Brandão is an engineer who built his career in the oil sector in Brazil and abroad before moving over to the financing sector to head Rio Bravo, another investment boutique in Rio de Janeiro that also invests in wind. He thinks Brazil is a risky country to invest in – so returns have to be high.

“Brazil is a complex country with a changing regulatory environment and there is a strong component of foreign exchange risk, which is only partly overcome by the indexation in the long PPAs,” he said. “Other Latin American countries are less risky with their dollar-indexed PPAs, but Brazil is a big and important market.”

The second opportunity for growth in Brazil came from abroad, when Actis bought PV assets from failing US renewables giant SunEdison. As well as projects in Chile and other Latin American countries, also gave Actis control of 220MW in stalled Brazilian solar projects with PPAs.

The company created Atlas Energias Renováveis – mirroring the global name – just to operate its solar investments, and is now building the three projects in the Northeastern state of Bahia that should be ready by 2019 when the 20-year PPAs will clock in.

The third growth avenue is Echoenergia. Created in 2017, the new Brazilian renewables company kicks off with 346MW of wind, which were acquired from local developer Casa do Ventos.

Echoenergia, which is headed by Edgard Corrochano, hired from Gamesa’s Brazilian unit, has money from the new $3bn Actis Energy 4 fund, which was launched last year, concluded in early 2017 – and could be even bigger than Atlantic.

“There is over double the amount of money in the Actis Energy 4, and investments in Brazil could account for 30%,” Brandão said.

With Atlantic concentrating on completing and operating wind assets, Echoenergia will be responsible for growth in the coming years.

Coffers full, Brazil's Casa dos Ventos gets ready for better days

Read more

Brandão predicts that with assets being studied for potential M&A, by 2021 Echoenergia could bring Actis's installed capacity to over 1.5GW in Brazil, mostly wind. That would put it side by side with CPFL Energias Renováveis – controlled by China’s State Grid – which now has 2.1GW of operating and near-completion assets, including 1.3GW of wind.

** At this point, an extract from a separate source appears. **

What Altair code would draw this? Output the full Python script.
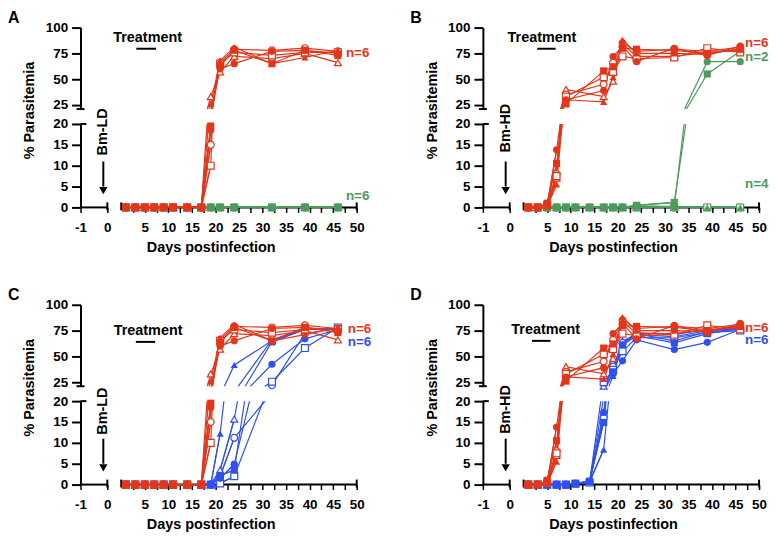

This does not include new PPAs that Actis is prepared to secure via tenders, whenever they restart in Brazil.

“If there is a tender this year, of course we’ll bid, but with discipline to guarantee minimum returns,” he said.

Brandão believes that government tenders are the only avenue of growth for greenfield projects in Brazil at the moment, because when the 20-year PPAs are combined with below-market-rate financing from the National Development Bank (BNDES), it’s possible to obtain a profit in the long term.

“In the non-regulated market contracts are too short because no large company will buy power for long-periods since there is instability in prices. They don’t want to get tied down for a long period of time,” he said.

But Brandão is sure the government will come around and restart tenders soon. Firstly because it needs to signal support to turbine makers in the country, and secondly because Brazil needs wind and other renewables to avoid switching on polluting thermoelectric power plants amid dwindling reservoirs of hydroelectric dams.

“Good policy dictates that contracting [through] tenders should continue,” he said.